- **Stated exercise**: Check each line of the listing below for the string "script", and copy the ones that have it.

- **Provided data**:
────────────────

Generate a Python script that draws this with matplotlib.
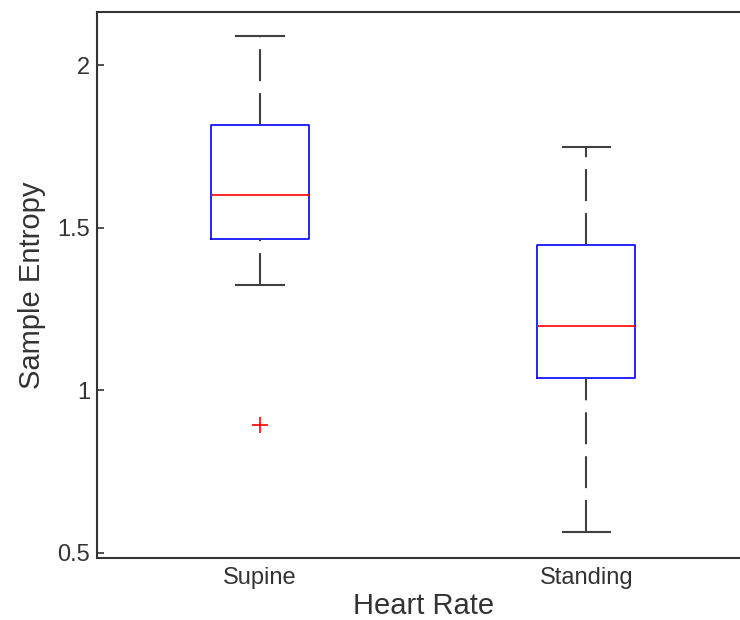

────────────────

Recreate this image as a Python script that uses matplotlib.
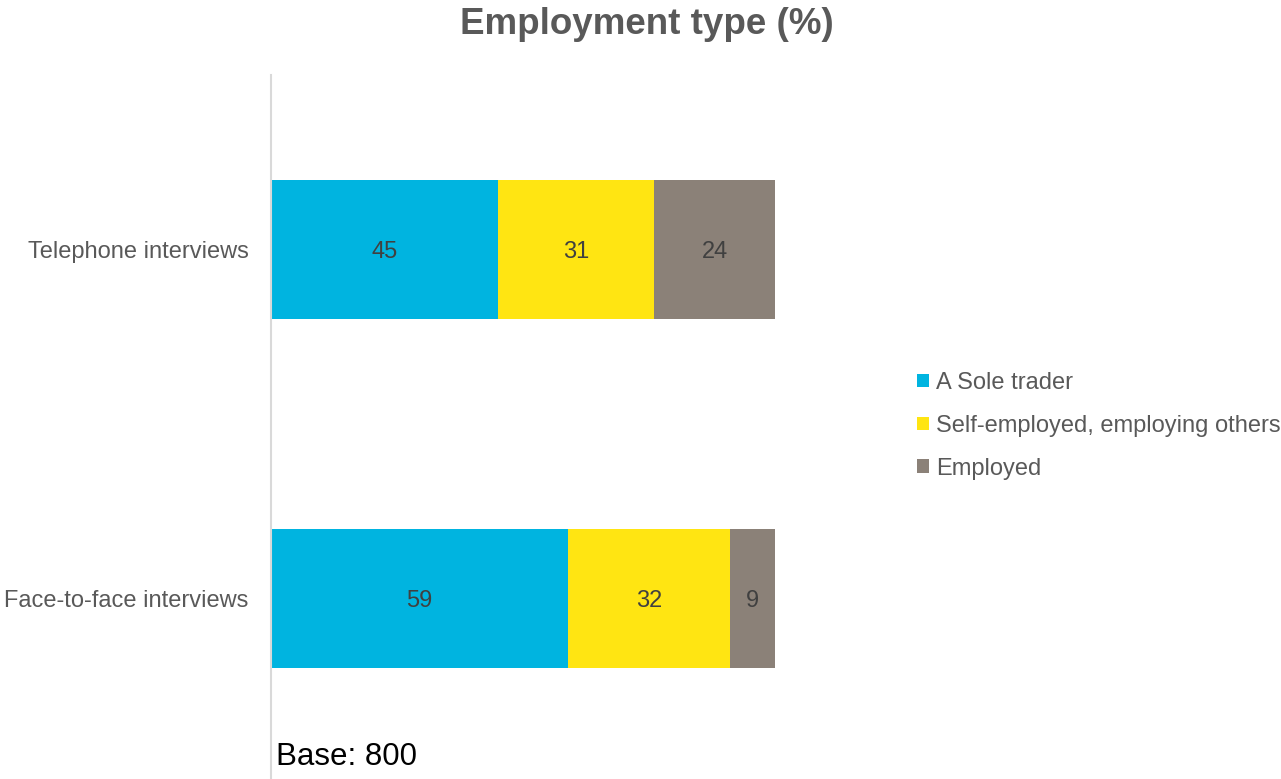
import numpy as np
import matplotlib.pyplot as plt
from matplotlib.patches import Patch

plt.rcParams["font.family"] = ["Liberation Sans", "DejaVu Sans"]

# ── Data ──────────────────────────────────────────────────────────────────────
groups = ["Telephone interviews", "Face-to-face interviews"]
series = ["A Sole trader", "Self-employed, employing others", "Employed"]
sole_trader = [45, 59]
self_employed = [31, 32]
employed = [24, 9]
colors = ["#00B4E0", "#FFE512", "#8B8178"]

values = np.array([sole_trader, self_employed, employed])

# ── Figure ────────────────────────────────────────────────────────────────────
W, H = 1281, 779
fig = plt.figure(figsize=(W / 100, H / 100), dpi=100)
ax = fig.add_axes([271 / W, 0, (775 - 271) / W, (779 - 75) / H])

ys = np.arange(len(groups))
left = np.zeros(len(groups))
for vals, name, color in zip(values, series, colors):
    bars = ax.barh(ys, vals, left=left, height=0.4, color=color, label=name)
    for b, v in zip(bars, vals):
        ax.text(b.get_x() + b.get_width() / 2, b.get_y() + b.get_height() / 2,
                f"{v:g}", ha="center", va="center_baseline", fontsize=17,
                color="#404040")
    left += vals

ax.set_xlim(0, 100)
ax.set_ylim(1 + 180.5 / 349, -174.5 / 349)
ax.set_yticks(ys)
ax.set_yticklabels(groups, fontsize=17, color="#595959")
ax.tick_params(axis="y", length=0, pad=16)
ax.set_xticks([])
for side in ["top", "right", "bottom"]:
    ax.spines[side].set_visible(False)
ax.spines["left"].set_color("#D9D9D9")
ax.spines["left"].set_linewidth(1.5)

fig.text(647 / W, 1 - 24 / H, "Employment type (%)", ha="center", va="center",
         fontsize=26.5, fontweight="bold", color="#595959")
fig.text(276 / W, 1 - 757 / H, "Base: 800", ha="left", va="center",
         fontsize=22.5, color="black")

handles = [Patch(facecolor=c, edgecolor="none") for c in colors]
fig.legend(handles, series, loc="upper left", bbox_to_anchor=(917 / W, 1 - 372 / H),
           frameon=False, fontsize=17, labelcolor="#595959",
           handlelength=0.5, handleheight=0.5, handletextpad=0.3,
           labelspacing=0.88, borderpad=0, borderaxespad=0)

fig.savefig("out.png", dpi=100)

────────────────

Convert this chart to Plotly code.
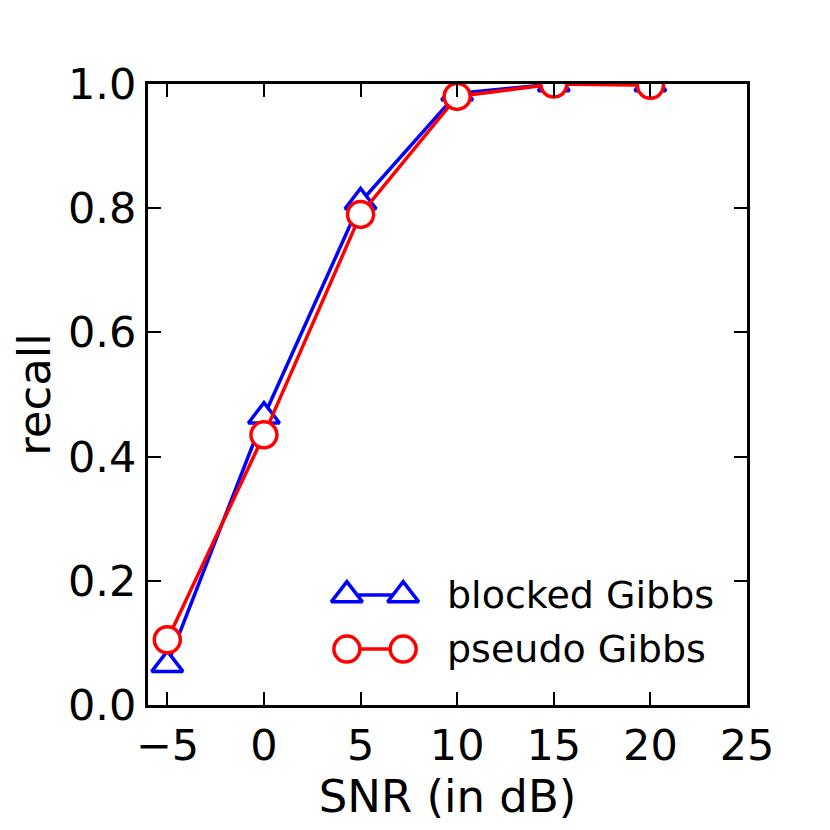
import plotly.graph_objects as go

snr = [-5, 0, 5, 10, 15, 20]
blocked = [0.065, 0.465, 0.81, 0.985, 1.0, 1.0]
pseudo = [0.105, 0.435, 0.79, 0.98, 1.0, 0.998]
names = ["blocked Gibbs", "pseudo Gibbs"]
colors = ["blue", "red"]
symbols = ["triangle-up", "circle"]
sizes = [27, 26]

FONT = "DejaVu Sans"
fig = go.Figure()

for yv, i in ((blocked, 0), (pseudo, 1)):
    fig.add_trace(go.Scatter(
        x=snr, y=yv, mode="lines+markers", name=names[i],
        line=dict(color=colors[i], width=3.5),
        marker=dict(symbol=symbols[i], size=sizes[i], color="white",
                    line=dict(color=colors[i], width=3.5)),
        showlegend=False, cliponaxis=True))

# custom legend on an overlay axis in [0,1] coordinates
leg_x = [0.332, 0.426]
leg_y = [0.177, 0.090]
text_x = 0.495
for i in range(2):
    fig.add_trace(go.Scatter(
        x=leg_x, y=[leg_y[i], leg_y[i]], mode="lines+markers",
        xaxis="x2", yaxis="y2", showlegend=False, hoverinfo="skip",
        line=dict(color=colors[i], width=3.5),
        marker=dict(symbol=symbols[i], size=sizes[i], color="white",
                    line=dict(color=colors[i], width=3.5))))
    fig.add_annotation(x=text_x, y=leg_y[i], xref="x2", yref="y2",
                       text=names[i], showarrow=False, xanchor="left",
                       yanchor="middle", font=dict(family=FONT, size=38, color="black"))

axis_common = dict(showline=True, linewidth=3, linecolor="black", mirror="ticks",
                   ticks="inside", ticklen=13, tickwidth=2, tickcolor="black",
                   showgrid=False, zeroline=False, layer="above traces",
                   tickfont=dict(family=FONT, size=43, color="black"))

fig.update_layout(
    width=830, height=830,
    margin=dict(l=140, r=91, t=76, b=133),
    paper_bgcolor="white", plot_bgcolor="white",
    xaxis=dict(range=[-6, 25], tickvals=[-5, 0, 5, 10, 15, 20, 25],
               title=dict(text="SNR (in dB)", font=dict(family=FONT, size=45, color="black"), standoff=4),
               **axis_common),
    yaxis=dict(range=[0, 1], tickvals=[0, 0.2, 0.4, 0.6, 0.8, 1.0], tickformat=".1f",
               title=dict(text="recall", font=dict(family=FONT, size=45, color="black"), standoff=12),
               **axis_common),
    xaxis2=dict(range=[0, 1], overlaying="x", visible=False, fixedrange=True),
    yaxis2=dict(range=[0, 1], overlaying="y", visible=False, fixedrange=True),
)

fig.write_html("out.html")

────────────────

- **Answer to the task**:
Generate a Python script that draws this with matplotlib.
Recreate this image as a Python script that uses matplotlib.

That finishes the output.